_Your instructions:_ Skip the pictures. Reproduce all other material exactly.

_Stored data:_

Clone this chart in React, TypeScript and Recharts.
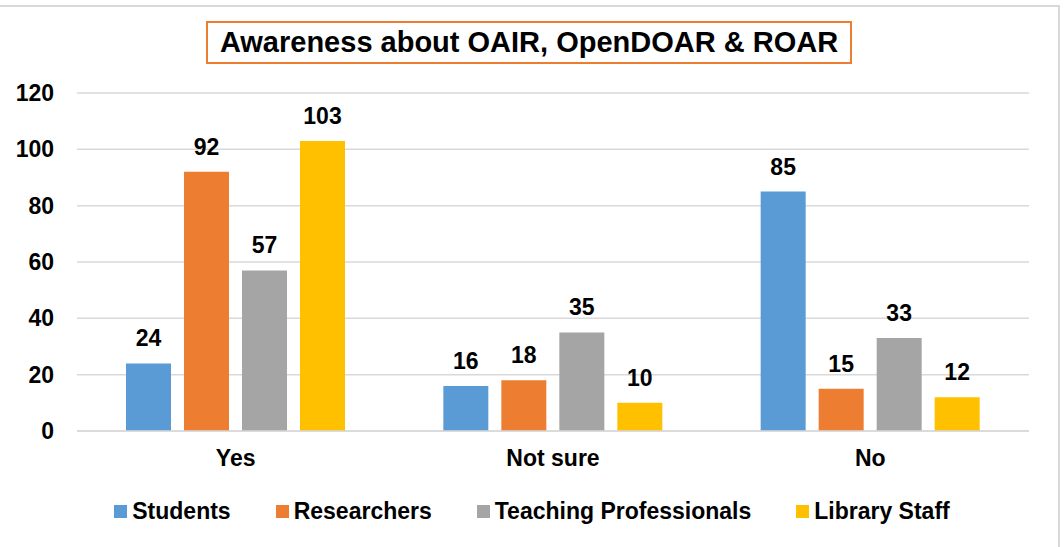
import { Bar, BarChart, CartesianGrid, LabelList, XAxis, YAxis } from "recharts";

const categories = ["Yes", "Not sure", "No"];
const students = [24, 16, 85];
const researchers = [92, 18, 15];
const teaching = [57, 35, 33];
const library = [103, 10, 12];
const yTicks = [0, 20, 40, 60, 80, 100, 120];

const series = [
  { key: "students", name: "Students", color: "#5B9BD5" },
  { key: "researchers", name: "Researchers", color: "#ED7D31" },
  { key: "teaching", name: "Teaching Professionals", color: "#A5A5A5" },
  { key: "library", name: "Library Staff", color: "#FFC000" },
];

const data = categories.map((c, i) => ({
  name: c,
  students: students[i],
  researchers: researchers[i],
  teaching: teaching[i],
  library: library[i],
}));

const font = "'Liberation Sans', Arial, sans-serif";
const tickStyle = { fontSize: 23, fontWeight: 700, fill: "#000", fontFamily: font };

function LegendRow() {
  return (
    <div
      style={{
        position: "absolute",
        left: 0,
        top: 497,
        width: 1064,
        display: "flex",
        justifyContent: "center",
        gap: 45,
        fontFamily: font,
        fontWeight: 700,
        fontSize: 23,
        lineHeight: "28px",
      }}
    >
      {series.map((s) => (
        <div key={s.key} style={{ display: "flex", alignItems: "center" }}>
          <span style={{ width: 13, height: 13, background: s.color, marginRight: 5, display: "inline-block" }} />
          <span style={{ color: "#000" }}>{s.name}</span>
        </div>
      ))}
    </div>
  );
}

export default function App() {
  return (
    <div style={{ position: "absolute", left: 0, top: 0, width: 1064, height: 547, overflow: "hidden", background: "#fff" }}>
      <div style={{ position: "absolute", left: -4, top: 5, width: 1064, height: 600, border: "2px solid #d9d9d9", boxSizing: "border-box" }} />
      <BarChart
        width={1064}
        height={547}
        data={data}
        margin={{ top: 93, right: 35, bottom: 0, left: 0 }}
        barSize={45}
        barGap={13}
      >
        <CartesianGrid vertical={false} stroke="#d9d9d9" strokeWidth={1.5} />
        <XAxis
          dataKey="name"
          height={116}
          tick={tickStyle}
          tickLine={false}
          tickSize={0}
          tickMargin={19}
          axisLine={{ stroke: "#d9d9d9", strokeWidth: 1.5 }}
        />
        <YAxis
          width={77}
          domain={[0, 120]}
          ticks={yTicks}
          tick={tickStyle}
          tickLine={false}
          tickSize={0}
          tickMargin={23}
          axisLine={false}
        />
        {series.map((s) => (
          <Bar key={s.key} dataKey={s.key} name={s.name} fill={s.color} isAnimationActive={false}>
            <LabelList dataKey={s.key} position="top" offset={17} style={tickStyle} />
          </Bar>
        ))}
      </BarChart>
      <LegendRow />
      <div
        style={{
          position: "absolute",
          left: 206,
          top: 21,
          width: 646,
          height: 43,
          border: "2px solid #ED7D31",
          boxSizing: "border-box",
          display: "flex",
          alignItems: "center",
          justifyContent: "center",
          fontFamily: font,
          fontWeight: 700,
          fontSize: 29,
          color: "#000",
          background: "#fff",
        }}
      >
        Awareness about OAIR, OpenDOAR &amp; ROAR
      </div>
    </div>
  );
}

_Correct response:_
Clone this chart in React, TypeScript and Recharts.
import { Bar, BarChart, CartesianGrid, LabelList, XAxis, YAxis } from "recharts";

const categories = ["Yes", "Not sure", "No"];
const students = [24, 16, 85];
const researchers = [92, 18, 15];
const teaching = [57, 35, 33];
const library = [103, 10, 12];
const yTicks = [0, 20, 40, 60, 80, 100, 120];

const series = [
  { key: "students", name: "Students", color: "#5B9BD5" },
  { key: "researchers", name: "Researchers", color: "#ED7D31" },
  { key: "teaching", name: "Teaching Professionals", color: "#A5A5A5" },
  { key: "library", name: "Library Staff", color: "#FFC000" },
];

const data = categories.map((c, i) => ({
  name: c,
  students: students[i],
  researchers: researchers[i],
  teaching: teaching[i],
  library: library[i],
}));

const font = "'Liberation Sans', Arial, sans-serif";
const tickStyle = { fontSize: 23, fontWeight: 700, fill: "#000", fontFamily: font };

function LegendRow() {
  return (
    <div
      style={{
        position: "absolute",
        left: 0,
        top: 497,
        width: 1064,
        display: "flex",
        justifyContent: "center",
        gap: 45,
        fontFamily: font,
        fontWeight: 700,
        fontSize: 23,
        lineHeight: "28px",
      }}
    >
      {series.map((s) => (
        <div key={s.key} style={{ display: "flex", alignItems: "center" }}>
          <span style={{ width: 13, height: 13, background: s.color, marginRight: 5, display: "inline-block" }} />
          <span style={{ color: "#000" }}>{s.name}</span>
        </div>
      ))}
    </div>
  );
}

export default function App() {
  return (
    <div style={{ position: "absolute", left: 0, top: 0, width: 1064, height: 547, overflow: "hidden", background: "#fff" }}>
      <div style={{ position: "absolute", left: -4, top: 5, width: 1064, height: 600, border: "2px solid #d9d9d9", boxSizing: "border-box" }} />
      <BarChart
        width={1064}
        height={547}
        data={data}
        margin={{ top: 93, right: 35, bottom: 0, left: 0 }}
        barSize={45}
        barGap={13}
      >
        <CartesianGrid vertical={false} stroke="#d9d9d9" strokeWidth={1.5} />
        <XAxis
          dataKey="name"
          height={116}
          tick={tickStyle}
          tickLine={false}
          tickSize={0}
          tickMargin={19}
          axisLine={{ stroke: "#d9d9d9", strokeWidth: 1.5 }}
        />
        <YAxis
          width={77}
          domain={[0, 120]}
          ticks={yTicks}
          tick={tickStyle}
          tickLine={false}
          tickSize={0}
          tickMargin={23}
          axisLine={false}
        />
        {series.map((s) => (
          <Bar key={s.key} dataKey={s.key} name={s.name} fill={s.color} isAnimationActive={false}>
            <LabelList dataKey={s.key} position="top" offset={17} style={tickStyle} />
          </Bar>
        ))}
      </BarChart>
      <LegendRow />
      <div
        style={{
          position: "absolute",
          left: 206,
          top: 21,
          width: 646,
          height: 43,
          border: "2px solid #ED7D31",
          boxSizing: "border-box",
          display: "flex",
          alignItems: "center",
          justifyContent: "center",
          fontFamily: font,
          fontWeight: 700,
          fontSize: 29,
          color: "#000",
          background: "#fff",
        }}
      >
        Awareness about OAIR, OpenDOAR &amp; ROAR
      </div>
    </div>
  );
}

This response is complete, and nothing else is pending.